The Reserve Bank of India (RBI) is likely to cut interest rates next week for a third time this year, drawing comfort from a fall in inflation, a Reuters poll showed. The Indian government pitched for a rating upgrade on Thursday at a meeting with ratings agency Standard & Poor's, a top finance ministry official said, citing steps taken by it to control a high fiscal deficit and revive investments.
"I don't see the market breaching 7.70 percent levels as 25 basis point rate cut has been fully discounted," said Ashutosh Khajuria, president, treasury, at Federal Bank. Dealers expect bonds to trade in the 7.70 percent to 7.80 percent range in the week of the policy. Indian benchmark bond fell to 7.71 percent during the day, a level last seen on July 27, 2010, in a volatile session. It ended at 7.74 percent, down 3 bps from Thursday's close. Dealers said yields may fall below 7.70 percent in the event of a 25 bps rate cut if the central bank gives a dovish guidance and signals further monetary easing.
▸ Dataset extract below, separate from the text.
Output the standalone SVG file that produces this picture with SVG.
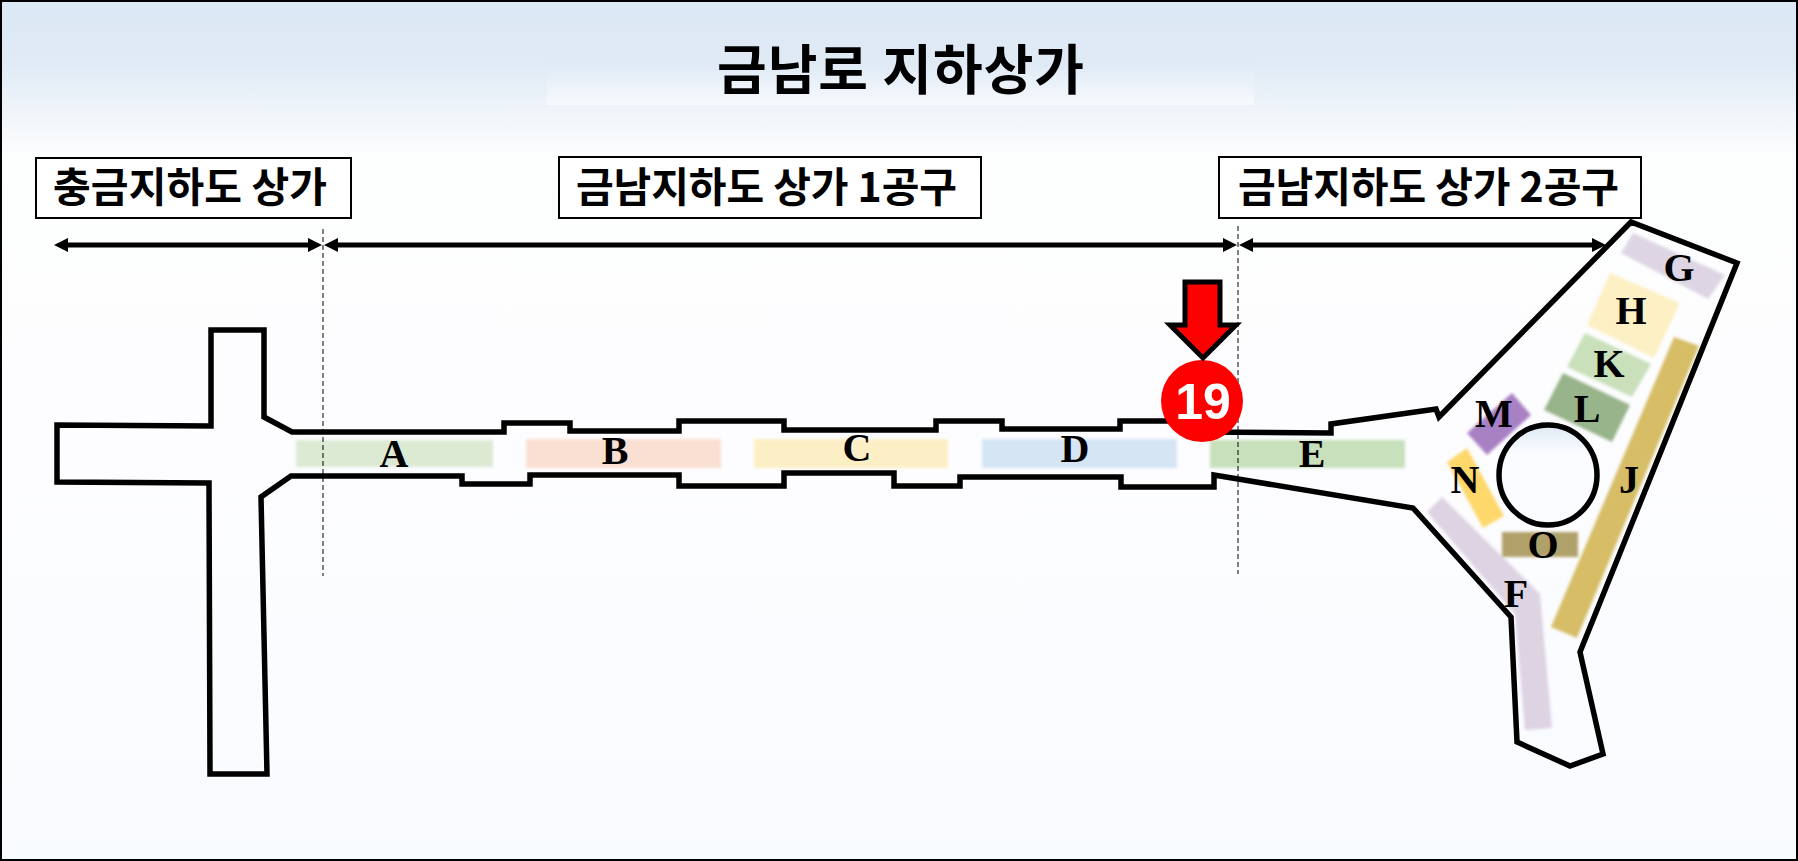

The one-year overnight interest swap (OIS) ended at 7.21 percent, from its previous close of 7.22 percent. The five-year swap rate ended at 6.95 percent, down 2 bps from its last close. State-owned banks were the major buyers of debt, with a net purchase of 52.68 billion rupees on Thursday, as per CCIL data, and foreign investors were also heavy buyers in debt on April 23 with purchases worth $411.31 million, according to a market regulatory filing.